(Click the graphs once or twice for a full size view.)
A large number of media outlets and blogs ran this AP story on congressional approval. USAToday carried it this way:
AP Poll: Congress' approval hits high point
Public approval for Congress is at its highest level in a year as Democrats mark 100 days in power and step up their confrontation with President Bush over his handling of the Iraq War, the issue that overshadows all others.
. . .
The findings from an AP-Ipsos nationwide poll provide a snapshot of public sentiment in the days after the House and Senate triggered a series of veto threats from the president by passing separate bills that provide funds for the war, yet also call for the withdrawal of U.S. combat troops.Overall approval for Congress is 40%. The survey shows Bush's approval ratings remain in the mid-30 percent range ...
Which is all well and good except the AP poll is quite high compared to other recent polls of congressional approval, including AP's previous polls.
Of the last six polls the three most recent have come in above the previous trend estimate of 30.8%: Gallup has it at 33% (up from their previous 28%), AP at 40% and the Hotline at 37%. (Gallup has done two of the last six, so appears twice in the figure below.) The effect of these new polls is to revise my estimate of congressional approval up to 33.1%. But that is still a good deal shy of the AP result at 40% and a bit south of Hotline at 37%.
With the addition of the three new polls, what had looked like a pretty steady downturn in congressional approval since January now looks pretty flat. For the Democrats, that's a definite improvement, but it certainly isn't the large upturn that the AP story (and its reverberations in the blogosphere) have taken it to be.
Notice in the figure above for the AP, that AP polling has generally tracked quite well with my trend estimate of congressional approval. Only this most recent poll is well above the trend, with all other AP polls hugging the blue line pretty tightly. So AP doesn't routinely produce high congressional approval numbers, just this time.
As always, one poll should not dominate our interpretation of political dynamics. In this case, it is possible that something dramatic has suddenly boosted congressional approval, and AP (with the Hotline a couple of days earlier) was just lucky enough to be in the field right after it happened. We can offer reasons why this may or may not be the case, though I prefer to just wait for more data to settle the case one way or another.
But what we can do is look at how the trend estimator varies, and how the polling varies around that trend. The plot below shows the blue trend line with a gray region representing the variation in that estimate from 30,000 "bootstrap" estimates. A bootstrap is a good way of estimating the variability of an estimator, especially as in this case when we don't wish to make strong assumptions about the statistical distribution of the variation. The gray region represents the range of estimates of congressional approval we might reasonably expect to see, given the randomness of the polls and of events that drive congressional approval. I've overlaid the actual poll results on top of this, in red, so it is clear how the estimator varies (the gray area) and how the polls vary (the red points) all around the estimated trend (the blue line).
So what do we see? Quite a bit of variation.
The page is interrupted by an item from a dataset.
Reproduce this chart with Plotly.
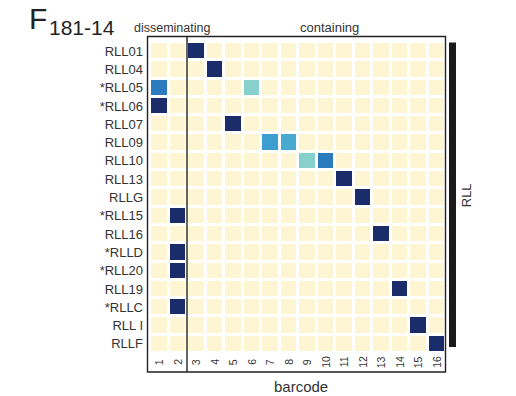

Congressional approval is asked a good deal less often than is presidential approval, so with less data, the gray area is relatively wider than it is for presidential approval, especially early in the series when very few polls were available for the early 1990s. That's somewhat better now, and the range of the gray area is smaller now than at the beginning.
The other variation is the polls. They are distributed roughly equally above and below the trend line, and spread a little bit more than does the estimator's gray area.
And right at the end, you can see that the AP data point at 40% is at the extreme upper end of the range of plausible estimates.
This doesn't mean it is necessarily wrong, and it certainly doesn't mean the poll was flawed. ALL poll vary, and individual questions vary as well. It is perfectly normal to see this kind of range of variation, as looking at the spread of the other red data points clearly illustrates.
But before we write a headline about support for congress being at a new high point, it would be worth considering the evidence a bit more carefully. Judging from all the data we have in hand today, it would be rash to suggest that congressional approval is at 40%. A much more plausible estimate is where the trend estimator stands: 33.1%.
And that changes the interpretation of the story which plays on Congress at 40% vs Bush "in the mid-thirties". In fact, the best evidence as of tonight is that Bush is at 34.4% and Congress at 33.1%. Politically, that means neither has a clear edge in support over the other at the moment. (Caution: We should really look at approval of "the Democrats in Congress" if we want to directly address the question of which end of Pennsylvania Avenue enjoys more support in the coming struggle over the Iraq funding bill. And other questions too!)
One final caution is that the trend estimator is sensitive to the most recent polls. So these three new polls pulled the estimate up enough that what had previously looked like some modest decline since January now looks to be pretty flat. Is it? The graph below shows how sensitive the estimator is to each of the last 20 polls.
The results show that for much of the last 20 estimates, the trend has been moving down. That has only been arrested as the last three polls have been added. So any conclusion about whether congressional approval is declining, steady, or increasing, rests on the thin reed of just three polls. Before we reach bold conclusions about the trajectory of public support for Congress, we should take some strong caution pills, and look at each new poll with some healthy skepticism until it gives us reason to trust it.